What is required
Here are some records; quote them exactly, leaving out the pictures.

□ □ □ □ □ □ □

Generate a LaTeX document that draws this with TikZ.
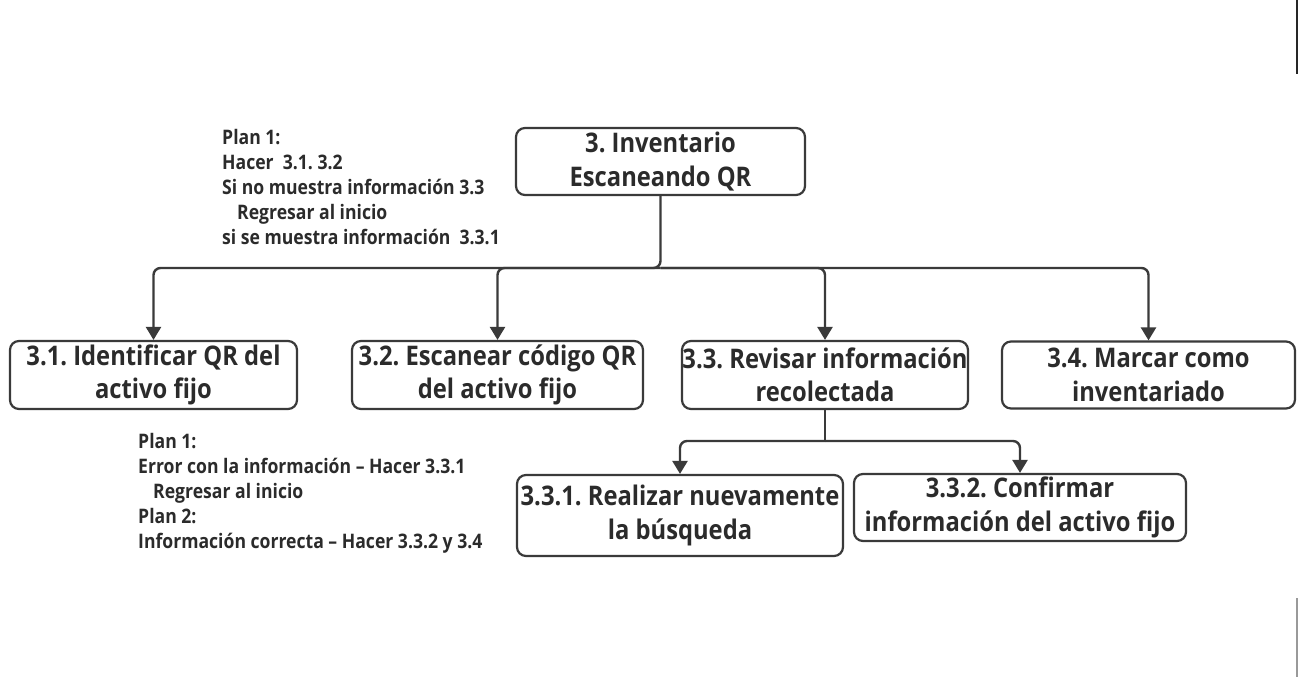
\documentclass[tikz,border=0pt]{standalone}
\usepackage{fontspec}
\setmainfont{Open Sans}[FakeStretch=0.88]
\usetikzlibrary{arrows.meta}
\definecolor{ln}{HTML}{3A3A3A}
\definecolor{tx}{HTML}{2B2B2B}
\tikzset{
  box/.style={draw=ln, line width=2.2pt, rounded corners=9pt, align=center, text=tx,
    font=\fontsize{27}{33.5}\selectfont\bfseries\frenchspacing, inner sep=0pt},
  conn/.style={draw=ln, line width=2.4pt, rounded corners=7pt},
  arr/.style={conn, -{Triangle[length=13pt,width=15pt]}},
  plan/.style={align=left, anchor=north west, text=tx, inner sep=0pt,
    font=\fontsize{20}{25}\selectfont\bfseries\frenchspacing}
}
\begin{document}
\begin{tikzpicture}[x=1pt,y=-1pt]
\useasboundingbox (0,0) rectangle (1299,677);
\fill[white] (0,0) rectangle (1299,677);
% boxes
\node[box, minimum width=289pt, minimum height=67pt] (r) at (660.5,161.5) {3. Inventario\\Escaneando QR};
\node[box, minimum width=287pt, minimum height=68pt] (a) at (153.5,375) {3.1. Identificar QR del\\activo fijo};
\node[box, minimum width=291pt, minimum height=68pt] (b) at (497.5,375) {3.2. Escanear código QR\\del activo fijo};
\node[box, minimum width=286pt, minimum height=68pt] (c) at (825,375) {3.3. Revisar información\\recolectada};
\node[box, minimum width=293pt, minimum height=67pt] (d) at (1148.5,375) {3.4. Marcar como\\inventariado};
\node[box, minimum width=326pt, minimum height=81pt] (e) at (680,515.5) {3.3.1. Realizar nuevamente\\la búsqueda};
\node[box, minimum width=332pt, minimum height=67pt] (f) at (1020,507.5) {3.3.2. Confirmar\\información del activo fijo};
% connectors
\coordinate (j1) at (660.5,268);
\draw[arr] (r.south) -- (j1) -| (a.north);
\draw[arr] (j1) -| (b.north);
\draw[arr] (j1) -| (c.north);
\draw[arr] (j1) -| (d.north);
\coordinate (j2) at (825,441);
\draw[conn] (c.south) -- (j2);
\draw[arr] (j2) -| (e.north);
\draw[arr] (j2) -| (f.north);
% plan texts
\node[plan] (p1) at (222,129) {Plan 1:\\Hacer\ \ 3.1. 3.2\\Si no muestra información 3.3\\\hspace*{15pt}Regresar al inicio\\si se muestra información\ \ 3.3.1};
\node[plan] (p2) at (138,433) {Plan 1:\\Error con la información -- Hacer 3.3.1\\\hspace*{15pt}Regresar al inicio\\Plan 2:\\Información correcta -- Hacer 3.3.2 y 3.4};
% edge artifacts
\draw[line width=2pt, draw=black!85] (1297,0) -- (1297,74);
\draw[line width=2pt, draw=black!40] (1297,598) -- (1297,677);
\end{tikzpicture}
\end{document}
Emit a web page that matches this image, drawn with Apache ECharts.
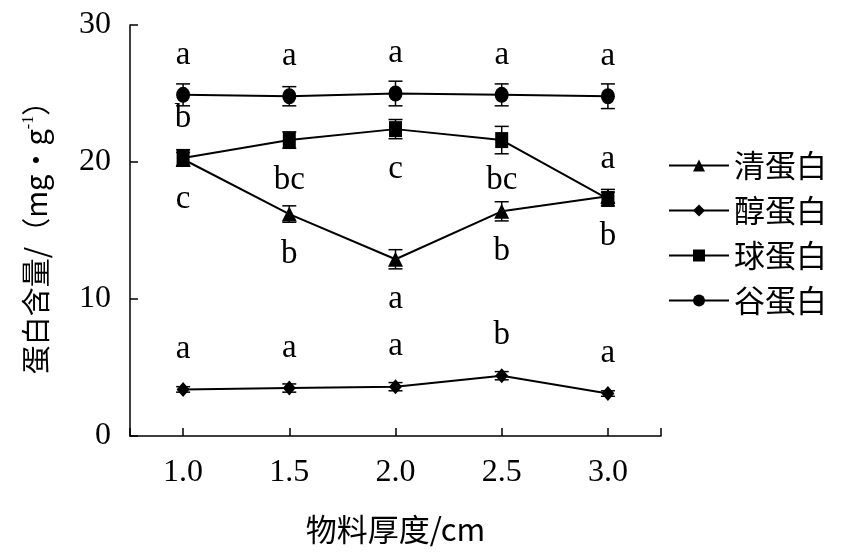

□ □ □ □ □ □ □

The response
Generate a LaTeX document that draws this with TikZ.
\documentclass[tikz,border=0pt]{standalone}
\usepackage{fontspec}
\setmainfont{Open Sans}[FakeStretch=0.88]
\usetikzlibrary{arrows.meta}
\definecolor{ln}{HTML}{3A3A3A}
\definecolor{tx}{HTML}{2B2B2B}
\tikzset{
  box/.style={draw=ln, line width=2.2pt, rounded corners=9pt, align=center, text=tx,
    font=\fontsize{27}{33.5}\selectfont\bfseries\frenchspacing, inner sep=0pt},
  conn/.style={draw=ln, line width=2.4pt, rounded corners=7pt},
  arr/.style={conn, -{Triangle[length=13pt,width=15pt]}},
  plan/.style={align=left, anchor=north west, text=tx, inner sep=0pt,
    font=\fontsize{20}{25}\selectfont\bfseries\frenchspacing}
}
\begin{document}
\begin{tikzpicture}[x=1pt,y=-1pt]
\useasboundingbox (0,0) rectangle (1299,677);
\fill[white] (0,0) rectangle (1299,677);
% boxes
\node[box, minimum width=289pt, minimum height=67pt] (r) at (660.5,161.5) {3. Inventario\\Escaneando QR};
\node[box, minimum width=287pt, minimum height=68pt] (a) at (153.5,375) {3.1. Identificar QR del\\activo fijo};
\node[box, minimum width=291pt, minimum height=68pt] (b) at (497.5,375) {3.2. Escanear código QR\\del activo fijo};
\node[box, minimum width=286pt, minimum height=68pt] (c) at (825,375) {3.3. Revisar información\\recolectada};
\node[box, minimum width=293pt, minimum height=67pt] (d) at (1148.5,375) {3.4. Marcar como\\inventariado};
\node[box, minimum width=326pt, minimum height=81pt] (e) at (680,515.5) {3.3.1. Realizar nuevamente\\la búsqueda};
\node[box, minimum width=332pt, minimum height=67pt] (f) at (1020,507.5) {3.3.2. Confirmar\\información del activo fijo};
% connectors
\coordinate (j1) at (660.5,268);
\draw[arr] (r.south) -- (j1) -| (a.north);
\draw[arr] (j1) -| (b.north);
\draw[arr] (j1) -| (c.north);
\draw[arr] (j1) -| (d.north);
\coordinate (j2) at (825,441);
\draw[conn] (c.south) -- (j2);
\draw[arr] (j2) -| (e.north);
\draw[arr] (j2) -| (f.north);
% plan texts
\node[plan] (p1) at (222,129) {Plan 1:\\Hacer\ \ 3.1. 3.2\\Si no muestra información 3.3\\\hspace*{15pt}Regresar al inicio\\si se muestra información\ \ 3.3.1};
\node[plan] (p2) at (138,433) {Plan 1:\\Error con la información -- Hacer 3.3.1\\\hspace*{15pt}Regresar al inicio\\Plan 2:\\Información correcta -- Hacer 3.3.2 y 3.4};
% edge artifacts
\draw[line width=2pt, draw=black!85] (1297,0) -- (1297,74);
\draw[line width=2pt, draw=black!40] (1297,598) -- (1297,677);
\end{tikzpicture}
\end{document}
Emit a web page that matches this image, drawn with Apache ECharts.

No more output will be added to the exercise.